33      In that regard it should be noted, in the first place, that, by adopting Decision 2010/787, the Council established a State aid authorisation scheme for the coal industry the rationale of which differs substantially from that of Regulation No 1407/2002, inasmuch as that new scheme limits the aid which may be authorised to that which is designed to facilitate the closure of uncompetitive indigenous coal mines. As the applicant also acknowledges in its observations on the objection to admissibility raised by the Council, the purpose of Decision 2010/787 is to establish a specific legal framework for the granting of aid for the closure of uncompetitive coal mines.

34      First of all, as is clear from the title of Decision 2010/787, only ‘State aid to facilitate the closure of uncompetitive coal mines’ may be authorised. Second, at recitals 2 to 4 of the preamble to Decision 2010/787, the Council states that the European Union’s policy no longer justifies indefinite support for uncompetitive coal mines for the purposes of securing the supply of energy in the European Union, meaning that the categories of aid authorised by Regulation No 1407/2002 should not be continued indefinitely and that those mines may be forced to close. In addition, at recitals 5 and 7 of the preamble to Decision 2010/787, the Council, while stating that the Member States should be able to take measures to alleviate the social and regional consequences of the closure of uncompetitive mines (the orderly winding-down of activities in the context of an irrevocable closure plan and/or the financing of exceptional costs), makes it clear that such aid should be degressive and strictly limited to coal production units that are irrevocably planned for closure. It adds, at recital 6 of the preamble to Decision 2010/787, that that decision marks the transition, as regards State aid for the coal sector, from the application of sector-specific rules to the application of general rules. Finally, Article 2 of Decision 2010/787, entitled ‘Principle’ and contained within the chapter dealing with the ‘compatibility of aid’, provides that it is only ‘in the context of closure of uncompetitive mines’ that aid to the coal industry may be considered compatible with the internal market, on condition that it satisfies the provisions of Decision 2010/787.

35      In the second place, as regards the scope of the contested provisions, it must be noted that Article 3 of Decision 2010/787 specifically concerns closure aid. Thus, Article 3(1) sets out the conditions under which aid intended to cover the current production losses of coal production units may be considered compatible with the internal market (see paragraph 7 above). In particular, Article 3(1)(a), (b) and (f) requires the adoption of a closure plan the deadline of which cannot extend beyond 31 December 2018, definitive closure of the coal production units concerned in accordance with that closure plan, and a gradual reduction in the overall amount of closure aid granted.

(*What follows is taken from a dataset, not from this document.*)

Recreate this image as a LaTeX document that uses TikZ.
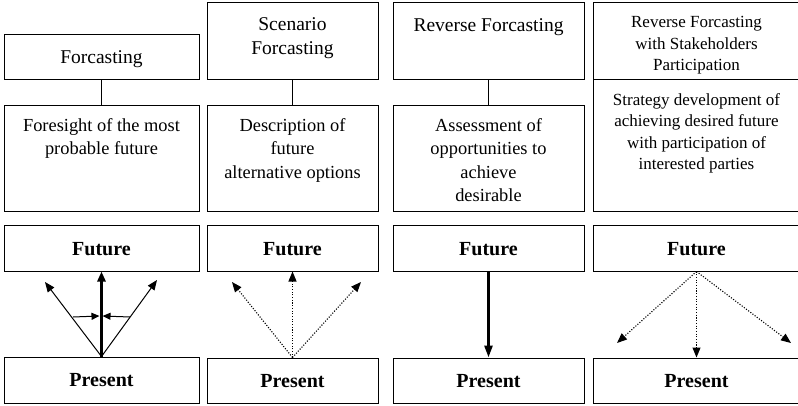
\documentclass[tikz,border=0pt]{standalone}
\usepackage{fontspec}
\setmainfont{Liberation Serif}
\usetikzlibrary{arrows.meta}
\newcommand\myfs[2]{\fontsize{#1}{#2}\selectfont}
\begin{document}
\begin{tikzpicture}[x=1pt,y=-1pt,
  box/.style={draw, line width=1pt, inner sep=0pt, minimum height=45pt},
  txt/.style={inner sep=0pt, align=center},
  ttl/.style={txt, font=\myfs{19.5}{24}},
  dsc/.style={txt, font=\myfs{18.4}{23.3}},
  tp/.style={txt, font=\myfs{20}{24}\bfseries, anchor=base},
  tip/.style={-{Triangle[length=10pt,width=8pt]}},
  thin/.style={tip, line width=1pt},
  thick/.style={-{Triangle[length=10pt,width=8pt]}, line width=2.6pt},
  dots/.style={tip, line width=1.1pt, dash pattern=on 1.1pt off 1.6pt},
  small/.style={-{Triangle[length=8pt,width=7pt]}, line width=1pt}]
\clip (0,0) rectangle (798,406);
\fill[white] (0,0) rectangle (798,406);
% column 1
\node[box, minimum width=195pt] (t1) at (101.5,57.5) {};
\node[box, minimum width=195pt, minimum height=106pt] (d1) at (101.5,159) {};
\node[box, minimum width=195pt] (f1) at (101.5,248.5) {};
\node[box, minimum width=195pt, minimum height=46pt] (p1) at (101.5,380) {};
\draw[line width=1pt] (t1.south) -- (d1.north);
\node[ttl, anchor=base] (t1x) at (101.5,64) {Forcasting};
\node[dsc, anchor=north] (d1x) at (101.5,118.5) {Foresight of the most\\probable future};
\node[tp] (f1x) at (101.5,255) {Future};
\node[tp] (p1x) at (101.5,386.5) {Present};
\coordinate (l1) at (45,282);
\coordinate (r1) at (157,280);
\coordinate (sl) at (73,317);
\coordinate (sr) at (130,317);
\coordinate (cl) at (99.5,316);
\coordinate (cr) at (102.5,316);
\draw[thick] (p1.north) -- (f1.south);
\draw[thin] (p1.north) -- (l1);
\draw[thin] (p1.north) -- (r1);
\draw[small] (sl) -- (cl);
\draw[small] (sr) -- (cr);
% column 2
\node[box, minimum width=171pt, minimum height=77pt] (t2) at (292.5,41.5) {};
\node[box, minimum width=171pt, minimum height=106pt] (d2) at (292.5,159) {};
\node[box, minimum width=171pt] (f2) at (292.5,248.5) {};
\node[box, minimum width=171pt, minimum height=45pt] (p2) at (292.5,380.5) {};
\draw[line width=1pt] (t2.south) -- (d2.north);
\node[ttl, anchor=north] (t2x) at (292.5,17.5) {Scenario\\Forcasting};
\node[dsc, anchor=north] (d2x) at (292.5,118.5) {Description of\\future\\alternative options};
\node[tp] (f2x) at (292.5,255) {Future};
\node[tp] (p2x) at (292.5,387) {Present};
\coordinate (l2) at (232,282);
\coordinate (r2) at (361,282);
\draw[dots] (p2.north) -- (f2.south);
\draw[dots] (p2.north) -- (l2);
\draw[dots] (p2.north) -- (r2);
% column 3
\node[box, minimum width=191pt, minimum height=77pt] (t3) at (488.5,41.5) {};
\node[box, minimum width=191pt, minimum height=106pt] (d3) at (488.5,159) {};
\node[box, minimum width=191pt] (f3) at (488.5,248.5) {};
\node[box, minimum width=191pt, minimum height=45pt] (p3) at (488.5,380.5) {};
\draw[line width=1pt] (t3.south) -- (d3.north);
\node[ttl, anchor=base] (t3x) at (488.5,31.7) {Reverse Forcasting};
\node[dsc, anchor=north] (d3x) at (488.5,118.5) {Assessment of\\opportunities to\\achieve\\desirable};
\node[tp] (f3x) at (488.5,255) {Future};
\node[tp] (p3x) at (488.5,387) {Present};
\draw[thick, -{Triangle[length=12pt,width=8pt]}] (f3.south) -- (p3.north);
% column 4
\node[box, minimum width=207pt, minimum height=77pt] (t4) at (696.5,41.5) {};
\node[box, minimum width=207pt, minimum height=132pt] (d4) at (696.5,146) {};
\node[box, minimum width=207pt] (f4) at (696.5,248.5) {};
\node[box, minimum width=207pt, minimum height=45pt] (p4) at (696.5,380.5) {};
\node[txt, font=\myfs{17}{21.5}, anchor=north] (t4x) at (696.5,16.5) {Reverse Forcasting\\with Stakeholders\\Participation};
\node[txt, font=\myfs{17}{21.3}, anchor=north] (d4x) at (696.5,93.4) {Strategy development of\\achieving desired future\\with participation of\\interested parties};
\node[tp] (f4x) at (696.5,255) {Future};
\node[tp] (p4x) at (696.5,387) {Present};
\coordinate (l4) at (617,343);
\coordinate (r4) at (791,343);
\draw[dots] (f4.south) -- (p4.north);
\draw[dots] (f4.south) -- (l4);
\draw[dots] (f4.south) -- (r4);
\end{tikzpicture}
\end{document}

Article 3(3) of Decision 2010/787 also imposes on Member States the obligation to recover aid where the coal production units to which aid is granted under Article 3(1) are not closed at the date laid down in the closure plan as authorised by the Commission.

36      It follows that the contested provisions of Decision 2010/787 are those which, in accordance with the purpose of that decision, specifically limit the aid that may be granted for coal production to aid for the closure of uncompetitive coal mines only, since, under those provisions, the granting of aid is conditional on the existence of a closure plan, on actual closure of the mines receiving the aid – on pain of recovery of the aid – and on the progressive reduction of the aid.

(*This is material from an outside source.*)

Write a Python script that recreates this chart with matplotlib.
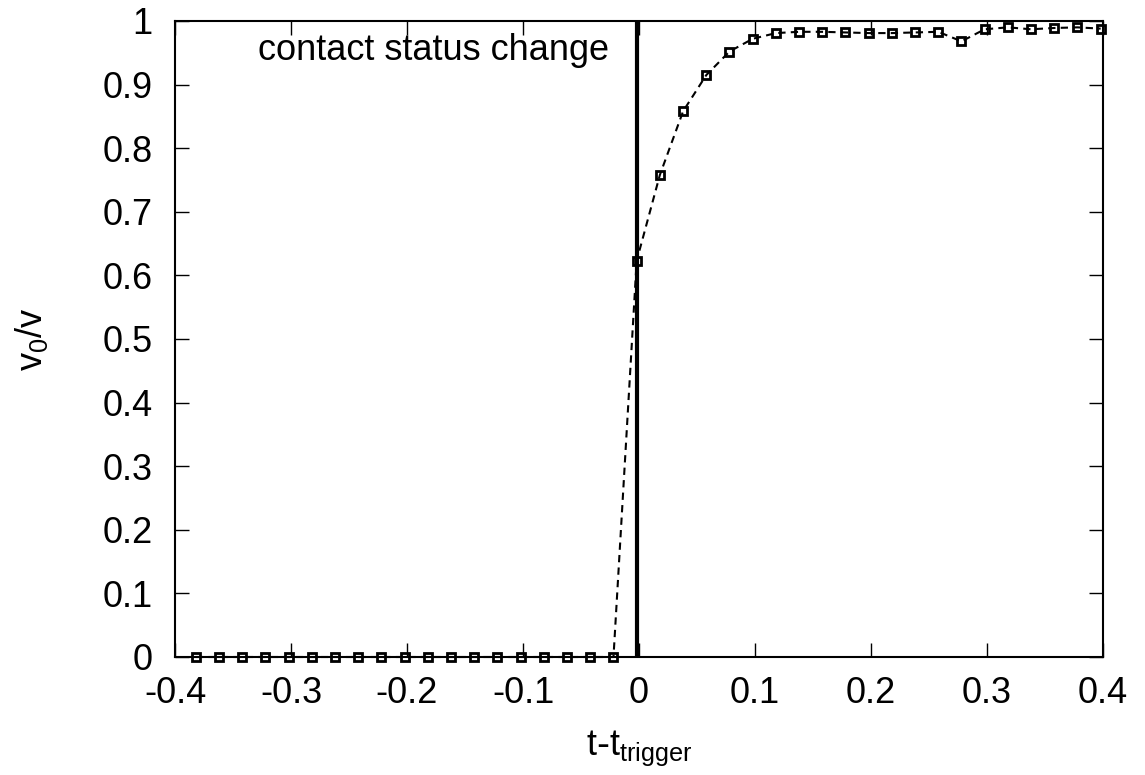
import matplotlib
matplotlib.use("Agg")
import matplotlib.pyplot as plt
import numpy as np

plt.rcParams['font.family'] = ['Liberation Sans', 'DejaVu Sans']

# data
t = [-0.382, -0.362, -0.342, -0.322, -0.302, -0.282, -0.262, -0.242, -0.222, -0.202,
     -0.182, -0.162, -0.142, -0.122, -0.102, -0.082, -0.062, -0.042, -0.022,
     -0.002, 0.018, 0.038, 0.058, 0.078, 0.098, 0.118, 0.138, 0.158, 0.178,
     0.198, 0.218, 0.238, 0.258, 0.278, 0.298, 0.318, 0.338, 0.358, 0.378, 0.398]
ratio = [0]*19 + [0.623, 0.758, 0.858, 0.915, 0.952, 0.972, 0.981, 0.983, 0.983, 0.982,
                  0.981, 0.981, 0.982, 0.983, 0.968, 0.987, 0.990, 0.987, 0.989, 0.990, 0.988]
trigger_x = -0.002
xticks = [-0.4, -0.3, -0.2, -0.1, 0, 0.1, 0.2, 0.3, 0.4]
yticks = [0, 0.1, 0.2, 0.3, 0.4, 0.5, 0.6, 0.7, 0.8, 0.9, 1]

fig = plt.figure(figsize=(11.45, 7.75), dpi=100)
ax = fig.add_axes([175/1145, 1-657/775, (1103-175)/1145, (657-21)/775])

ax.plot(t, ratio, color='black', linestyle=(0, (3.5, 2.5)), linewidth=1.5,
        marker='s', markersize=5.5, markerfacecolor='none', markeredgecolor='black',
        markeredgewidth=2, clip_on=False, zorder=3)
ax.axvline(trigger_x, color='black', linewidth=3, zorder=2)

ax.text(0.089, 0.954, 'contact status change', transform=ax.transAxes,
        fontsize=26, ha='left', va='center')

ax.set_xlim(-0.4, 0.4)
ax.set_ylim(0, 1)
ax.set_xticks(xticks)
ax.set_yticks(yticks)
ax.set_xticklabels([f'{v:g}' for v in xticks])
ax.set_yticklabels([f'{v:g}' for v in yticks])
ax.tick_params(axis='x', pad=14)
ax.tick_params(axis='y', pad=16)
ax.tick_params(direction='in', length=10, width=1, top=True, right=True,
               labelsize=26)
for s in ax.spines.values():
    s.set_linewidth(1.5)

ax.set_xlabel(r'$\mathregular{t\text{-}t_{trigger}}$', fontsize=26, labelpad=12)
ax.set_ylabel(r'$\mathregular{v_0/v}$', fontsize=26, labelpad=38)

fig.savefig('out.png', dpi=100)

37      Accordingly, contrary to what the applicant claims in its observations on the objection to admissibility raised by the Council, the contested provisions are intrinsically linked to the very substance of Decision 2010/787.

38      In those circumstances, partial annulment of Decision 2010/787, as requested by the applicant, would result in that decision, under which State aid to the coal sector can be authorised only until 2018 – and then only if the production units receiving the aid are definitively closed by that deadline – being replaced by a different decision under the terms of which such aid could be authorised without any limitation in time and on conditions which are significantly broader that those contained in Decision 2010/787.

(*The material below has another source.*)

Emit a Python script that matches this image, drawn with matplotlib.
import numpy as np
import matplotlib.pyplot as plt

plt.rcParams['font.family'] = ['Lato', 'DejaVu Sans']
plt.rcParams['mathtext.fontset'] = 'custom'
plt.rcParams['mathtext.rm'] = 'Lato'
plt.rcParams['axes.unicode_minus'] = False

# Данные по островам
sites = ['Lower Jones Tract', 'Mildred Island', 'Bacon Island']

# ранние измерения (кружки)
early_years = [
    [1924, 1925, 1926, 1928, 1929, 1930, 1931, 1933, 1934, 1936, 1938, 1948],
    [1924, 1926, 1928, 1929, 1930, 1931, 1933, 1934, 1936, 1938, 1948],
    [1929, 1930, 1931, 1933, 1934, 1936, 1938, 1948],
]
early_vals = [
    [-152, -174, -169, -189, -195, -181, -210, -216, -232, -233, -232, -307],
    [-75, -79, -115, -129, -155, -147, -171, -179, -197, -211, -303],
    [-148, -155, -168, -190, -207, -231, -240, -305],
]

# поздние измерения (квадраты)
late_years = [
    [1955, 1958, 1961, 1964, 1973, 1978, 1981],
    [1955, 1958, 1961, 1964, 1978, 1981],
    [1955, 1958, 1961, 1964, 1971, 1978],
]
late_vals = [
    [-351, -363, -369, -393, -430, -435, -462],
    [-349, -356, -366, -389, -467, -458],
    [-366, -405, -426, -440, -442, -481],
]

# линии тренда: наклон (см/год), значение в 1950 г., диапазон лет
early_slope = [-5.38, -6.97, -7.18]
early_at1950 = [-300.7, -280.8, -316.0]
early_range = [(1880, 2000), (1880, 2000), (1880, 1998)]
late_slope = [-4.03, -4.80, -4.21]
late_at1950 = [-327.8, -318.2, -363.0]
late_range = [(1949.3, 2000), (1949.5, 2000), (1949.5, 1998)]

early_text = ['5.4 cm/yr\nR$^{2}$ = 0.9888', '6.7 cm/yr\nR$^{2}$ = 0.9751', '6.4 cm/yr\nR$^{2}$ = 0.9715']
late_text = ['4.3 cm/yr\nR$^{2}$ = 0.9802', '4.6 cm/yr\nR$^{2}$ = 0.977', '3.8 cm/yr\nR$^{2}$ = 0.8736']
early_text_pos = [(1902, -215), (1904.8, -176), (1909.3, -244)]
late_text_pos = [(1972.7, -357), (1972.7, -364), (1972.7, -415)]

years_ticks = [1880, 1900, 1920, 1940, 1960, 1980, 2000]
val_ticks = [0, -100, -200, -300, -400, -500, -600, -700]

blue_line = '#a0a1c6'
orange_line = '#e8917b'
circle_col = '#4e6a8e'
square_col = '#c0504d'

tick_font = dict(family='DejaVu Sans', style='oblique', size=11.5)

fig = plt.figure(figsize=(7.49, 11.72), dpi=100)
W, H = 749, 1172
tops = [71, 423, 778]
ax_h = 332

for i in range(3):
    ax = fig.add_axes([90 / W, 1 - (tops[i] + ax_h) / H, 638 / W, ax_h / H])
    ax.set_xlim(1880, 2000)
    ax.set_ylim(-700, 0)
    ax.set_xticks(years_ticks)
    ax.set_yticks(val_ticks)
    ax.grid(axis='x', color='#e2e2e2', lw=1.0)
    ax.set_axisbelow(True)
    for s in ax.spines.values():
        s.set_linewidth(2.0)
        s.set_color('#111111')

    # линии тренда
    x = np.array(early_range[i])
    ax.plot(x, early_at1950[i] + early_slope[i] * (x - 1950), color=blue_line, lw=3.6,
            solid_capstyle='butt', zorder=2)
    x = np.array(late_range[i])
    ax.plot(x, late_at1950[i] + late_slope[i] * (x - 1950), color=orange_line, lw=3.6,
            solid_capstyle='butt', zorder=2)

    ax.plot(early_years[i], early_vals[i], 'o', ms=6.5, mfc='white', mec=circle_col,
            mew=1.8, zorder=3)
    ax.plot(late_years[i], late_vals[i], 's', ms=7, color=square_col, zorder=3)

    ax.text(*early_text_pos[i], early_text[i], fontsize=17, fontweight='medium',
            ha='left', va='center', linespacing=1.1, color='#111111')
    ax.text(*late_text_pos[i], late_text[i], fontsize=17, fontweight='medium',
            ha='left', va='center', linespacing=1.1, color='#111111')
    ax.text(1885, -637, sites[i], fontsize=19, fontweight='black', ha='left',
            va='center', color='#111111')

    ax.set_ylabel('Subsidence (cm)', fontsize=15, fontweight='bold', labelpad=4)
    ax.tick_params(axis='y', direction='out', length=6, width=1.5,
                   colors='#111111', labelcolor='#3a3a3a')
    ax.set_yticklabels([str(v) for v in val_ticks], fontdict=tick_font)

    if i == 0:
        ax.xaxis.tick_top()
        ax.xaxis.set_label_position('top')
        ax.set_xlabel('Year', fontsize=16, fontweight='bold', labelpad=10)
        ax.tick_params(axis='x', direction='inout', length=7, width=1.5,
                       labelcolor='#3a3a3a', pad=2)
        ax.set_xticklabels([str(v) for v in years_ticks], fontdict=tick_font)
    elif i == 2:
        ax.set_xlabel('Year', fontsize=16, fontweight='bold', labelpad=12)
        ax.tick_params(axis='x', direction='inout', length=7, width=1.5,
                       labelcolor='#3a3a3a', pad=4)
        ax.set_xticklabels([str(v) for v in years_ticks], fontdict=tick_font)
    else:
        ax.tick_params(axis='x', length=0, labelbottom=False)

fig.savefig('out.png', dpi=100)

39      Moreover, partial annulment of Decision 2010/787, as requested by the applicant, would still leave intact the requirement, in Article 7(2) and (3) of that decision, for the Member States which intend to grant closure aid, within the terms of Article 3 of that decision, to notify a closure plan, as well as any alteration to that plan, to the Commission. As it is, Article 7 of Decision 2010/787 would serve no purpose in the absence of Article 3 thereof. Consequently, apart from the fact that such partial annulment would alter the very substance of Decision 2010/787, it would also make it incoherent.

40      In the light of the foregoing considerations, it must be concluded that the contested provisions are not severable from the remainder of Decision 2010/787.

41      That conclusion is not brought into question by the applicant’s arguments.

42      In the first place, the applicant claims that the each of the contested provisions should be examined individually in order to determine whether it is separable. According to the applicant, each of those provisions is severable from the remainder of Decision 2010/787. First, it submits, since, according to the judgment in Case T‑380/06 Vischim v Commission [2009] ECR II‑3911, paragraph 54, ‘there is nothing to prevent the legality of a [European Union] act from being put in issue only as regards its temporal effects’, Article 3(1)(a) of Decision 2010/787 could be annulled separately without affecting the substance of that decision. Second, the applicant contends that Article 3(1)(b) of Decision 2010/787 is unlawful in so far as it provides for the definitive closure of the beneficiary coal mine by the deadline laid down in the closure plan and ‘can be separated from the remainder of [Decision 2010/787] without altering its substance or objectives’. Third, the applicant claims that, since Article 3(1)(f) of Decision 2010/787 deals only with the modalities for the implementation of the closure aid, it does not, as follows from the judgment in Case C‑239/01 Germany v Commission [2003] ECR I‑10333, paragraph 37, affect its substance or objectives. Fourth, Article 3(3) of Decision 2010/787 could ‘be clearly severed from the remainder of [that decision]’ given that that provision ‘does not affect the scope of the provisions under which closure aid can be granted’.

43      Even if it were necessary, as the applicant claims, to carry out an individual analysis of the severability of each of the provisions annulment of which is sought, it should be noted that the arguments submitted by the applicant to show that each of the contested provisions is severable from Decision 2010/787 are not capable of calling into question the finding, made at paragraph 40 above, that those provisions are not separable from the remainder of Decision 2010/787.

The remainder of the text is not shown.